Locate every line below that contains the word "this" and copy it.

* **Recorded data**

►

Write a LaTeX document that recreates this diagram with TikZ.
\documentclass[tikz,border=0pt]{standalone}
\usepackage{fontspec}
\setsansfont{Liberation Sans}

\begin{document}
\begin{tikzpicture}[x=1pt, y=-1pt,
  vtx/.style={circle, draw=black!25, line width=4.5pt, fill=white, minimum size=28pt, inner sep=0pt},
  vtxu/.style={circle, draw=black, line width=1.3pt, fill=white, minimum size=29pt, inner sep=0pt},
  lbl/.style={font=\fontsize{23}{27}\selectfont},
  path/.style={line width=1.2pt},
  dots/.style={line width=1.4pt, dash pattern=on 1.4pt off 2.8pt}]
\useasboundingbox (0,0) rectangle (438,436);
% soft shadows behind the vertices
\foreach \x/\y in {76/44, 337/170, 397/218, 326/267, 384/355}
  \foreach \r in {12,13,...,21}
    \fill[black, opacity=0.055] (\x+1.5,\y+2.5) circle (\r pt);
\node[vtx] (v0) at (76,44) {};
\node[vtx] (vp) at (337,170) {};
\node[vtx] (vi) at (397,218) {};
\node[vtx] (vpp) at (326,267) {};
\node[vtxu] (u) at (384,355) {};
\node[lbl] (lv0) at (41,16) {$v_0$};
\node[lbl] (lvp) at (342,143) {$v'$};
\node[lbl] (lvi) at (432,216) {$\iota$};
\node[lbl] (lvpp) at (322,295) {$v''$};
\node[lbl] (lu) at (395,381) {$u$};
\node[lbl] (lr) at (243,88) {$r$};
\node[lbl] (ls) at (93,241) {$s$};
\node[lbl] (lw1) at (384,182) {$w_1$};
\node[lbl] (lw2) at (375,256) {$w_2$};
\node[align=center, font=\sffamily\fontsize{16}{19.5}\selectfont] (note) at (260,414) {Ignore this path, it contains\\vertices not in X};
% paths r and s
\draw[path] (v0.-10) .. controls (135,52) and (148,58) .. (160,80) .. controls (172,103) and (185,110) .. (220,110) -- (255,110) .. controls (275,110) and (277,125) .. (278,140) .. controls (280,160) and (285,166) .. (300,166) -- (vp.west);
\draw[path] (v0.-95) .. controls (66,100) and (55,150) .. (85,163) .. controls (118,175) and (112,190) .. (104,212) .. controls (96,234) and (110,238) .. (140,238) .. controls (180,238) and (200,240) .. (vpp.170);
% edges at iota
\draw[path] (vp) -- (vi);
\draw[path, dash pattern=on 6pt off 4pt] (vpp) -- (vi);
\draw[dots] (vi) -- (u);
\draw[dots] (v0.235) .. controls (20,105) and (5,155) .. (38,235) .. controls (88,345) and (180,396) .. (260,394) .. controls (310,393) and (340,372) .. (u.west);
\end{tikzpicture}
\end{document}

◄
►

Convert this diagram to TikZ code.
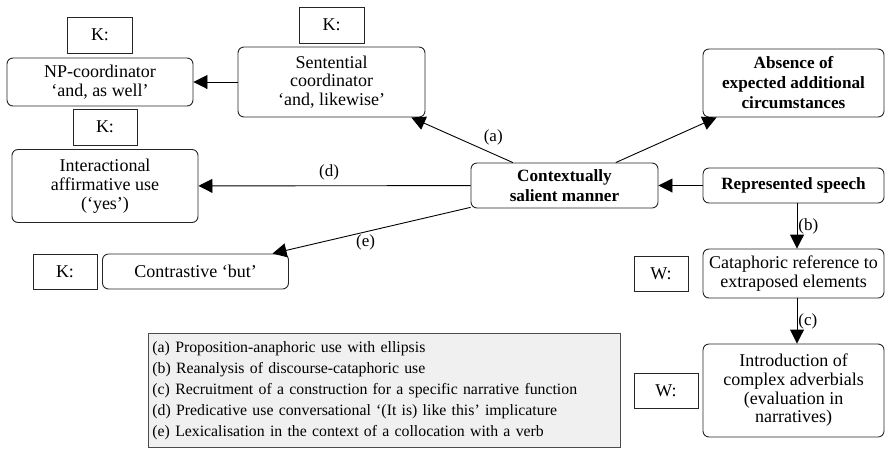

◄

* **Correct result**
Write a LaTeX document that recreates this diagram with TikZ.
\node[align=center, font=\sffamily\fontsize{16}{19.5}\selectfont] (note) at (260,414) {Ignore this path, it contains\\vertices not in X};
Convert this diagram to TikZ code.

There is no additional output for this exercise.